Like Kalman, she roots her world in objects. The book opens with a graphic hymn to the delights of capitalism on display at Spinney’s in Ramlet el Bayda in 1975 – Bazooka chewing gum, Kraft’s rainbow marshmallows, Kellogg’s cereal and Libby’s ketchup. Their primary-bright colours and hypnotic Pop Art designs, great splashes of ketchup flowing across the page like blood, are put into frightening relief by the next series of illustrations – a catalogue of weapon types used in the civil war. ‘Le Slavia,’ announces our young narrator with aplomb. ‘La Kakachnikov AK47’. ‘Le Tokarev, le M16, le RPG.’ The juxtaposition is blistering, visceral – and all the joys and pains of modernity are what sears through the heart of the book.
As a child, Ziadé experienced some of the worst excesses of the war, from bomb shelters and bodies to seeing the wreckage of massacred Palestinian camps.
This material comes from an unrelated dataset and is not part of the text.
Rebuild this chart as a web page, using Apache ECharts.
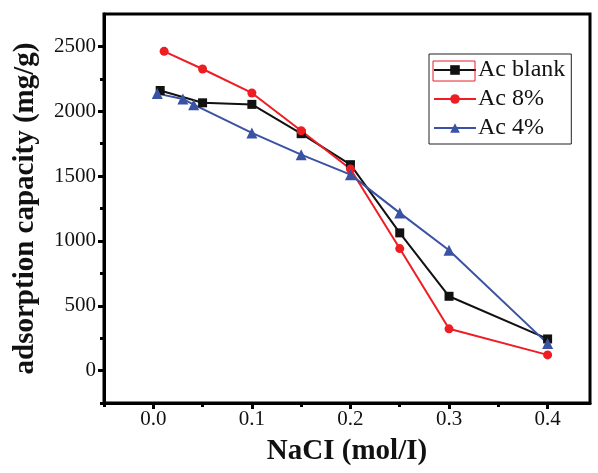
<!DOCTYPE html>
<html>
<head>
<meta charset="utf-8">
<script src="https://cdn.jsdelivr.net/npm/echarts@6/dist/echarts.min.js"></script>
<style>
  html, body { margin: 0; padding: 0; background: #fff; }
  #chart { width: 598px; height: 473px; }
</style>
</head>
<body>
<div id="chart"></div>
<script>
// NaCl concentration (mol/l) and adsorption capacity (mg/g)
var blankX = [0.007, 0.05, 0.1, 0.15, 0.2, 0.25, 0.3, 0.4];
var blankY = [2160, 2065, 2053, 1827, 1588, 1062, 573, 244];

var ac8X = [0.011, 0.05, 0.1, 0.15, 0.2, 0.25, 0.3, 0.4];
var ac8Y = [2462, 2326, 2141, 1850, 1555, 941, 322, 121];

var ac4X = [0.004, 0.03, 0.041, 0.1, 0.15, 0.2, 0.25, 0.3, 0.4];
var ac4Y = [2136, 2095, 2051, 1833, 1665, 1511, 1216, 928, 208];

var xMajor = [0, 0.1, 0.2, 0.3, 0.4];
var xMinor = [-0.05, 0.05, 0.15, 0.25, 0.35];
var yMajor = [0, 500, 1000, 1500, 2000, 2500];
var yMinor = [-250, 250, 750, 1250, 1750, 2250];

var font = 'Liberation Serif';

function pairs(xs, ys) {
  return xs.map(function (x, i) { return [x, ys[i]]; });
}

var chart = echarts.init(document.getElementById('chart'));

var axisLine = { show: true, onZero: false, lineStyle: { color: '#000', width: 3 } };

chart.setOption({
  animation: false,
  backgroundColor: '#fff',
  grid: {
    left: 104, right: 8, top: 14, bottom: 70,
    show: true, borderColor: '#000', borderWidth: 3
  },
  legend: {
    data: ['Ac blank', 'Ac 8%', 'Ac 4%'],
    orient: 'vertical',
    left: 429, top: 54,
    itemWidth: 42, itemHeight: 12, itemGap: 5,
    padding: [4, 6, 4, 4],
    borderColor: '#222', borderWidth: 1,
    backgroundColor: '#fff',
    textStyle: { fontFamily: font, fontSize: 24, color: '#111', padding: [0, 0, 0, -3] }
  },
  graphic: [{
    type: 'rect',
    shape: { x: 433, y: 61, width: 42, height: 20 },
    style: { fill: 'none', stroke: '#e8202a', lineWidth: 1 },
    z: 100
  }],
  xAxis: [{
    type: 'value', min: -0.05, max: 0.443,
    name: 'NaCI (mol/I)', nameLocation: 'middle', nameGap: 34,
    nameTextStyle: { fontFamily: font, fontSize: 29, fontWeight: 'bold', color: '#111' },
    axisLine: axisLine,
    axisTick: { show: true, customValues: xMajor, length: 6, lineStyle: { width: 3, color: '#000' } },
    axisLabel: {
      customValues: xMajor, fontFamily: font, fontSize: 21, color: '#111', margin: 6,
      formatter: function (v) { return v.toFixed(1); }
    },
    splitLine: { show: false }
  }, {
    type: 'value', min: -0.05, max: 0.443, position: 'bottom',
    axisLine: { show: false, onZero: false },
    axisTick: { show: true, customValues: xMinor, length: 4, lineStyle: { width: 3, color: '#000' } },
    axisLabel: { show: false },
    splitLine: { show: false }
  }],
  yAxis: [{
    type: 'value', min: -250, max: 2750,
    name: 'adsorption capacity (mg/g)', nameLocation: 'middle', nameGap: 64,
    nameTextStyle: { fontFamily: font, fontSize: 29, fontWeight: 'bold', color: '#111' },
    axisLine: axisLine,
    axisTick: { show: true, customValues: yMajor, length: 6, lineStyle: { width: 3, color: '#000' } },
    axisLabel: {
      customValues: yMajor, fontFamily: font, fontSize: 21, color: '#111', margin: 8,
      formatter: function (v) { return String(v); }
    },
    splitLine: { show: false }
  }, {
    type: 'value', min: -250, max: 2750, position: 'left',
    axisLine: { show: false, onZero: false },
    axisTick: { show: true, customValues: yMinor, length: 4, lineStyle: { width: 3, color: '#000' } },
    axisLabel: { show: false },
    splitLine: { show: false }
  }],
  series: [{
    name: 'Ac blank', type: 'line', data: pairs(blankX, blankY),
    symbol: 'rect', symbolSize: 9,
    itemStyle: { color: '#111' }, lineStyle: { color: '#111', width: 2 }
  }, {
    name: 'Ac 8%', type: 'line', data: pairs(ac8X, ac8Y),
    symbol: 'circle', symbolSize: 9,
    itemStyle: { color: '#ee1d24' }, lineStyle: { color: '#ee1d24', width: 2 }
  }, {
    name: 'Ac 4%', type: 'line', data: pairs(ac4X, ac4Y),
    symbol: 'triangle', symbolSize: 11,
    itemStyle: { color: '#3a52a3' }, lineStyle: { color: '#3a52a3', width: 2 }
  }]
});
</script>
</body>
</html>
Even a family picnic trip to the mountains falls straight into the streets around the Ain el Remmaneh bus massacre on their return. To stave off night terrors, ‘je lis. La peur au ventre, je dévore les Bibiothèque Rose et les BD, qui me tiennent éveillée au cas ou...’
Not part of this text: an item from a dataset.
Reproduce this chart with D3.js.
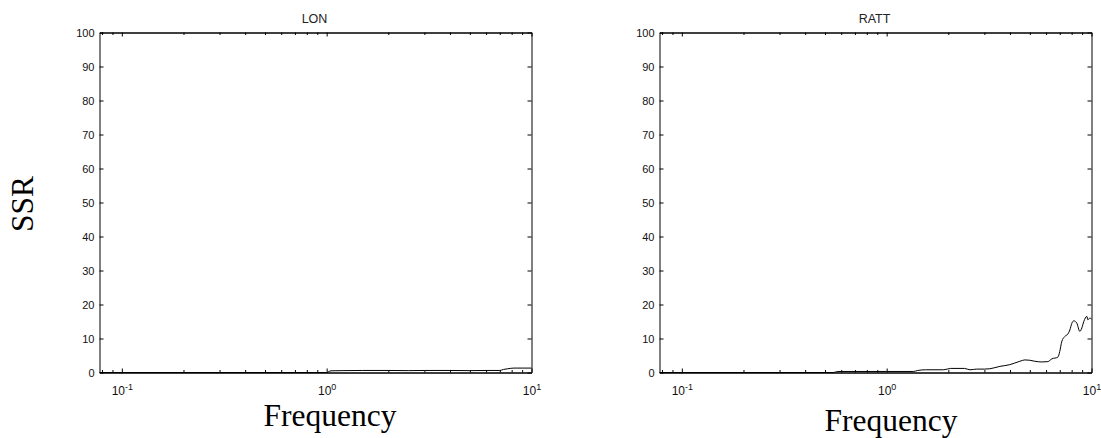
<!DOCTYPE html>
<html>
<head>
<meta charset="utf-8">
<script src="https://cdn.jsdelivr.net/npm/d3@7"></script>
<style>
  html, body { margin: 0; padding: 0; background: #fff; }
  svg { display: block; }
  .tick text { font-family: "Liberation Sans", Arial, sans-serif; font-size: 11px; fill: #111; }
</style>
</head>
<body>
<svg id="chart" width="1101" height="438"></svg>
<script>
// Panel titles and axis labels
const panelTitles = ["LON", "RATT"];
const yLabel = "SSR";
const xLabel = "Frequency";

// Axis limits and tick values
const freqDomain = [0.0778, 10];
const ssrDomain = [0, 100];
const yTickValues = [0, 10, 20, 30, 40, 50, 60, 70, 80, 90, 100];
const xMajorTicks = [0.1, 1, 10];

// LON: SSR against frequency
const freqLON = [0.0778, 0.3, 0.6, 1.0, 1.05, 1.2, 1.5, 2.0, 2.5, 3.0, 4.0, 5.0, 6.0, 7.0, 7.3, 7.66, 8.2, 9.0, 10];
const ssrLON  = [0, 0, 0, 0, 0.5, 0.55, 0.6, 0.6, 0.55, 0.6, 0.6, 0.55, 0.6, 0.6, 0.9, 1.1, 1.3, 1.3, 1.3];

// RATT: SSR against frequency
const freqRATT = [0.0778, 0.3, 0.55, 0.578, 1.0, 1.35, 1.42, 1.55, 1.9, 2.05, 2.4, 2.55, 2.75, 3.0, 3.19, 3.57, 3.99, 4.47, 4.73, 5.0, 5.29, 5.72, 6.12, 6.4, 6.85, 7.0, 7.16, 7.41, 7.66, 7.84, 8.02, 8.2, 8.48, 8.77, 8.97, 9.17, 9.49, 9.6, 9.81, 10];
const ssrRATT  = [0, 0, 0, 0.3, 0.3, 0.3, 0.6, 0.8, 0.8, 1.2, 1.2, 0.8, 1.0, 1.0, 1.1, 1.8, 2.3, 3.3, 3.7, 3.6, 3.3, 3.1, 3.2, 4.0, 4.5, 6.2, 9.1, 10.6, 11.3, 12.5, 14.5, 15.2, 14.5, 12.1, 13.1, 15.0, 16.5, 15.5, 16.0, 15.7];

const svg = d3.select("#chart");

const panels = [
  { title: panelTitles[0], freq: freqLON,  ssr: ssrLON,  left: 99.5,  right: 531.5, xlabX: 330, xlabY: 426 },
  { title: panelTitles[1], freq: freqRATT, ssr: ssrRATT, left: 659.5, right: 1091.5, xlabX: 891, xlabY: 431 }
];
const plotTop = 32.5, plotBottom = 372.5;

// minor log ticks (2..9 per decade) inside the domain
const xMinorTicks = [];
for (let e = -2; e <= 0; e++) {
  for (let k = 2; k <= 9; k++) {
    const v = k * Math.pow(10, e);
    if (v >= freqDomain[0] && v <= freqDomain[1]) xMinorTicks.push(v);
  }
}

// power-of-ten labels: "10" with a raised exponent
function supLabels(sel) {
  sel.selectAll(".tick text").each(function(d) {
    const t = d3.select(this);
    t.text(null).attr("y", 22.5).attr("dy", null).style("font-size", "12px");
    t.append("tspan").text("10");
    t.append("tspan").attr("dy", "-0.55em").style("font-size", "9px").text(Math.round(Math.log10(d)));
  });
}

panels.forEach(p => {
  const x = d3.scaleLog().domain(freqDomain).range([p.left, p.right]);
  const y = d3.scaleLinear().domain(ssrDomain).range([plotBottom, plotTop]);
  const g = svg.append("g");

  // bottom axis: major with labels, minor short ticks
  const gb = g.append("g").attr("transform", `translate(0,${plotBottom})`)
    .call(d3.axisBottom(x).tickValues(xMajorTicks).tickSizeInner(-4).tickSizeOuter(0).tickFormat(() => ""));
  supLabels(gb);
  g.append("g").attr("transform", `translate(0,${plotBottom})`)
    .call(d3.axisBottom(x).tickValues(xMinorTicks).tickSizeInner(-2.5).tickSizeOuter(0).tickFormat(() => ""));

  // top axis, ticks inward
  g.append("g").attr("transform", `translate(0,${plotTop})`)
    .call(d3.axisTop(x).tickValues(xMajorTicks).tickSizeInner(-4).tickSizeOuter(0).tickFormat(() => ""));
  g.append("g").attr("transform", `translate(0,${plotTop})`)
    .call(d3.axisTop(x).tickValues(xMinorTicks).tickSizeInner(-2.5).tickSizeOuter(0).tickFormat(() => ""));

  // left axis with labels, ticks inward
  g.append("g").attr("transform", `translate(${p.left},0)`)
    .call(d3.axisLeft(y).tickValues(yTickValues).tickSizeInner(-4).tickSizeOuter(0).tickPadding(5).tickFormat(d3.format("d")));
  // right axis, ticks inward
  g.append("g").attr("transform", `translate(${p.right},0)`)
    .call(d3.axisRight(y).tickValues(yTickValues).tickSizeInner(-4).tickSizeOuter(0).tickFormat(() => ""));

  g.selectAll(".domain").attr("stroke", "#000").attr("stroke-width", 1);
  g.selectAll(".tick line").attr("stroke", "#000");

  // curve
  const pts = p.freq.map((f, i) => [f, p.ssr[i]]);
  g.append("path")
    .datum(pts)
    .attr("fill", "none")
    .attr("stroke", "#000")
    .attr("stroke-width", 1)
    .attr("d", d3.line().x(d => x(d[0])).y(d => y(d[1])).curve(d3.curveMonotoneX));

  // title
  g.append("text")
    .attr("x", (p.left + p.right) / 2 - 1)
    .attr("y", 23)
    .attr("text-anchor", "middle")
    .attr("font-family", "Liberation Sans, Arial, sans-serif")
    .attr("font-size", "12.5px")
    .attr("fill", "#222")
    .text(p.title);

  // x label
  g.append("text")
    .attr("x", p.xlabX)
    .attr("y", p.xlabY)
    .attr("text-anchor", "middle")
    .attr("font-family", "Liberation Serif, Times New Roman, serif")
    .attr("font-size", "31.5px")
    .attr("fill", "#000")
    .text(xLabel);
});

// y label
svg.append("text")
  .attr("transform", "translate(33,204) rotate(-90)")
  .attr("text-anchor", "middle")
  .attr("font-family", "Liberation Serif, Times New Roman, serif")
  .attr("font-size", "31.5px")
  .attr("fill", "#000")
  .text(yLabel);
</script>
</body>
</html>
Her eye for detail and the tragic-comedic has lasted, with the cartoon characters from her wakeful nights striking poses in front of burning buildings, interspersed with grim litanies of grey-faced politicians whose images stalked her from TV sets and newspapers. She also has an ironic adult’s eye for her experiences; militiamen at the Holiday Inn, a Kalashnikov in one hand and a bottle of Dom Pérignon in the other, tinkling at the piano with their feet resting on the bodies of their enemies, lead her to remark ‘C’est la guerre désinvolte. Chez nous, l’importance c’est le style.’
With its childlike simplicity of vision yet terrifyingly grown-up knowledge, this war memoir opens new windows on the conflict and on the wartime experiences of Lebanese youth. ‘Bye Bye Babylone’ isn’t like any other account or artwork on the civil war that you’ve encountered before – but it might just be one of the most worthwhile.